It’s no secret that innovations in LED lighting – particularly integrating intelligence and controls into lighting systems – are accelerating adoption of this technology among leading industrial facilities. With lighting energy savings of up to 90%, improved light levels, and no maintenance, these systems are rapidly transforming the industrial lighting landscape. Another innovative element of the widespread LED adoption is the broad range of financing strategies and incentives that can be leveraged to make a facility-wide lighting upgrade cash flow positive from Day One.

Our recently released white paper explores the various financing and incentive options for intelligent LED lighting, including:

  • Utility incentives,
  • On-bill financing options,
  • Federal tax deductions, such as EPAct and depreciation allowances,
  • Traditional capital lease and finance-to-buy programs,
  • Shared savings programs, and
  • PACE financing.

Our advice? Download the paper for more detail, but be sure to do the following:

  • Understand what incentives and rebates you are eligible for at the outset of a project.
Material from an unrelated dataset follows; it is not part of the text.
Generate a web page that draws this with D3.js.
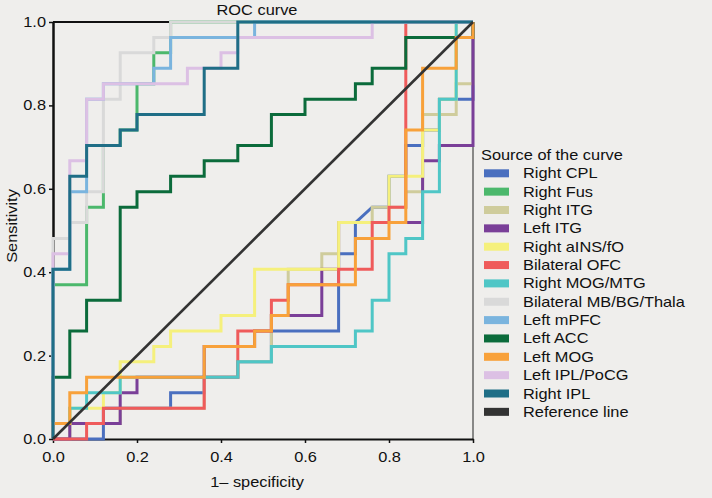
<!DOCTYPE html>
<html><head><meta charset="utf-8">
<script src="https://cdn.jsdelivr.net/npm/d3@7"></script>
<style>
html,body{margin:0;padding:0;background:#efeeec;}
svg{display:block;font-family:"Liberation Sans",Arial,Helvetica,sans-serif;}
</style>
</head><body>
<svg id="chart" width="712" height="498"></svg>
<script>
// ---------- data (1 - specificity, sensitivity) ----------
const tickValues = [0, 0.2, 0.4, 0.6, 0.8, 1.0];
const chartTitle = "ROC curve";
const xTitle = "1\u2013 specificity";
const yTitle = "Sensitivity";
const legendTitle = "Source of the curve";

const seriesNames = ["Right CPL", "Right Fus", "Right ITG", "Left ITG", "Right aINS/fO",
  "Bilateral OFC", "Right MOG/MTG", "Bilateral MB/BG/Thala", "Left mPFC", "Left ACC",
  "Left MOG", "Left IPL/PoCG", "Right IPL", "Reference line"];
const seriesColors = ["#4a6fbf", "#4cb86c", "#cfcc9c", "#7a3f98", "#f5f07c",
  "#ef5b5b", "#4fc6c6", "#d9d9d9", "#7ab4de", "#0b6b3b",
  "#f8a13a", "#dcc0e4", "#1f6e86", "#333333"];

const rightCPL = [[0,0],[.12,0],[.12,.074],[.28,.074],[.28,.111],[.36,.111],[.36,.148],[.44,.148],[.44,.185],[.52,.185],[.52,.259],[.68,.259],[.68,.444],[.72,.444],[.72,.519],[.76,.556],[.80,.556],[.80,.630],[.84,.630],[.84,.704],[.88,.704],[.88,.741],[.92,.741],[.92,.815],[1,.815],[1,1]];
const rightFus = [[0,0],[0,.370],[.08,.370],[.08,.556],[.12,.556],[.12,.704],[.16,.704],[.16,.741],[.20,.741],[.20,.852],[.24,.852],[.24,.926],[.28,.926],[.28,1],[1,1]];
const rightITG = [[0,0],[.04,0],[.04,.037],[.16,.037],[.16,.074],[.36,.074],[.36,.148],[.44,.148],[.44,.185],[.52,.185],[.52,.296],[.56,.296],[.56,.407],[.64,.407],[.64,.444],[.68,.444],[.68,.519],[.76,.519],[.76,.556],[.84,.556],[.84,.593],[.88,.593],[.88,.778],[.96,.778],[.96,.852],[1,.852],[1,1]];
const leftITG = [[0,0],[.04,0],[.04,.037],[.16,.037],[.16,.111],[.20,.111],[.20,.148],[.36,.148],[.36,.222],[.48,.222],[.48,.259],[.52,.259],[.52,.296],[.64,.296],[.64,.407],[.68,.407],[.68,.519],[.88,.519],[.88,.667],[.92,.667],[.92,.704],[1,.704],[1,1]];
const rightAINS = [[0,0],[0,.037],[.04,.037],[.04,.074],[.12,.074],[.12,.111],[.16,.111],[.16,.185],[.24,.185],[.24,.222],[.28,.222],[.28,.259],[.40,.259],[.40,.296],[.48,.296],[.48,.407],[.68,.407],[.68,.519],[.80,.519],[.80,.630],[.88,.630],[.88,.741],[.92,.741],[.92,.815],[.96,.815],[.96,1],[1,1]];
const bilateralOFC = [[0,0],[.08,0],[.08,.037],[.12,.037],[.12,.074],[.36,.074],[.36,.148],[.44,.148],[.44,.259],[.52,.259],[.52,.333],[.56,.333],[.56,.370],[.68,.370],[.68,.407],[.76,.407],[.76,.519],[.80,.519],[.80,.556],[.84,.556],[.84,1],[1,1]];
const rightMOGMTG = [[0,0],[0,.037],[.04,.037],[.04,.074],[.08,.074],[.08,.111],[.16,.111],[.16,.148],[.44,.148],[.44,.185],[.52,.185],[.52,.222],[.72,.222],[.72,.259],[.76,.259],[.76,.333],[.80,.333],[.80,.444],[.84,.444],[.84,.481],[.88,.481],[.88,.593],[.92,.593],[.92,.815],[.96,.815],[.96,1],[1,1]];
const bilateralMB = [[0,0],[0,.481],[.04,.481],[.04,.519],[.08,.519],[.08,.593],[.12,.593],[.12,.815],[.16,.815],[.16,.926],[.24,.926],[.24,.963],[.28,.963],[.28,1],[1,1]];
const leftMPFC = [[0,0],[0,.407],[.04,.407],[.04,.593],[.08,.593],[.08,.815],[.12,.815],[.12,.852],[.24,.852],[.24,.889],[.28,.889],[.28,.963],[.48,.963],[.48,1],[1,1]];
const leftACC = [[0,0],[0,.148],[.04,.148],[.04,.259],[.08,.259],[.08,.333],[.16,.333],[.16,.556],[.20,.556],[.20,.593],[.28,.593],[.28,.630],[.36,.630],[.36,.667],[.44,.667],[.44,.704],[.52,.704],[.52,.778],[.60,.778],[.60,.815],[.72,.815],[.72,.852],[.76,.852],[.76,.889],[.84,.889],[.84,.963],[1,.963],[1,1]];
const leftMOG = [[0,0],[0,.037],[.04,.037],[.04,.111],[.08,.111],[.08,.148],[.36,.148],[.36,.222],[.48,.222],[.48,.259],[.52,.259],[.52,.296],[.56,.296],[.56,.370],[.72,.370],[.72,.481],[.80,.481],[.80,.519],[.84,.519],[.84,.741],[.88,.741],[.88,.889],[.96,.889],[.96,.963],[1,.963],[1,1]];
const leftIPL = [[0,0],[0,.444],[.04,.444],[.04,.667],[.08,.667],[.08,.815],[.12,.815],[.12,.852],[.32,.852],[.32,.889],[.40,.889],[.40,.926],[.44,.926],[.44,.963],[.76,.963],[.76,1],[1,1]];
const rightIPL = [[0,0],[0,.407],[.04,.407],[.04,.630],[.08,.630],[.08,.704],[.16,.704],[.16,.741],[.20,.741],[.20,.778],[.36,.778],[.36,.889],[.44,.889],[.44,1],[1,1]];
const referenceLine = [[0,0],[1,1]];

const seriesData = [rightCPL, rightFus, rightITG, leftITG, rightAINS, bilateralOFC, rightMOGMTG,
  bilateralMB, leftMPFC, leftACC, leftMOG, leftIPL, rightIPL, referenceLine];

// ---------- drawing ----------
const SX = 1.17; // wide label font
const svg = d3.select("#chart");
svg.append("rect").attr("width", 712).attr("height", 498).attr("fill", "#efeeec");

const x = d3.scaleLinear().domain([0, 1]).range([53, 473]);
const y = d3.scaleLinear().domain([0, 1]).range([439, 22]);

function stretch(sel) {
  sel.each(function () {
    const t = d3.select(this);
    const tx = +t.attr("x") || 0;
    t.attr("x", tx / SX).attr("transform", `scale(${SX},1)`);
  });
}

// frame top and right
svg.append("line").attr("x1", x(0)).attr("x2", x(1)).attr("y1", y(1)).attr("y2", y(1))
  .attr("stroke", "#111").attr("stroke-width", 2);
svg.append("line").attr("x1", x(1)).attr("x2", x(1)).attr("y1", y(1)).attr("y2", y(0))
  .attr("stroke", "#666").attr("stroke-width", 1.5);

const gx = svg.append("g").attr("transform", `translate(0,${y(0)})`)
  .call(d3.axisBottom(x).tickValues(tickValues).tickFormat(d3.format(".1f"))
    .tickSizeInner(4).tickSizeOuter(0).tickPadding(9));
const gy = svg.append("g").attr("transform", `translate(${x(0)},0)`)
  .call(d3.axisLeft(y).tickValues(tickValues).tickFormat(d3.format(".1f"))
    .tickSizeInner(4).tickSizeOuter(0).tickPadding(3));
[gx, gy].forEach(g => {
  g.selectAll("text").attr("font-size", 14).attr("fill", "#111")
    .attr("font-family", '"Liberation Sans",Arial,sans-serif');
  g.selectAll("line").attr("stroke", "#111").attr("stroke-width", 1.5);
});
gx.select(".domain").attr("stroke", "#111").attr("stroke-width", 2);
gy.select(".domain").attr("stroke", "#111").attr("stroke-width", 2.5);
stretch(gx.selectAll("text"));
stretch(gy.selectAll("text"));

// curves
const line = d3.line().x(d => x(d[0])).y(d => y(d[1]));
seriesData.forEach((data, i) => {
  svg.append("path").datum(data).attr("d", line)
    .attr("fill", "none").attr("stroke", seriesColors[i])
    .attr("stroke-width", i === seriesData.length - 1 ? 2.6 : 3)
    .attr("stroke-linejoin", "miter").attr("stroke-linecap", "butt");
});

// titles
function label(xp, yp, text, anchor, size, rot) {
  const g = svg.append("g").attr("transform", `translate(${xp},${yp})` + (rot ? ` rotate(${rot})` : ""));
  g.append("text").attr("text-anchor", anchor).attr("font-size", size).attr("fill", "#111")
    .attr("transform", `scale(${SX},1)`).text(text);
}
label(257, 15, chartTitle, "middle", 14);
label(257, 487, xTitle, "middle", 14);
label(17, 226, yTitle, "middle", 14, -90);

// legend
label(481, 160, legendTitle, "start", 14);
seriesNames.forEach((name, i) => {
  const cy = 173.3 + i * 18.35;
  svg.append("rect").attr("x", 484).attr("y", cy - 4).attr("width", 25).attr("height", 8)
    .attr("fill", seriesColors[i]);
  label(523, cy + 5, name, "start", 14);
});
</script>
</body></html>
These savings reduce up-front costs, making highly efficient lighting that much more compelling and affordable. Lower acquisition costs shorten paybacks times, increase ROI, and further simplify the investment decision.
  • Pursue multiple financing measures for a single lighting upgrade project. For example, leverage a utility incentive, EPACT/Abandonment credit (be sure to identify a qualified EPACT consultant), and finance the remainder of the project cost with a lease or Shared Savings program. These strategies can all work together to defray a substantial amount of the upfront cost, and make repayment easy and inexpensive.

Intelligent LEDs are the fastest growing segment of the industrial lighting market and are widely proven in a range of industrial settings. Now, innovation in financing strategies among utilities and in the private sector is making the acquisition process that much more efficient. By using rapidly accumulating energy savings to fund the project, the ability to lock-in a lifetime – often 20 years or more – of extraordinary energy, maintenance and bottom-line savings, the financing picture has never been brighter.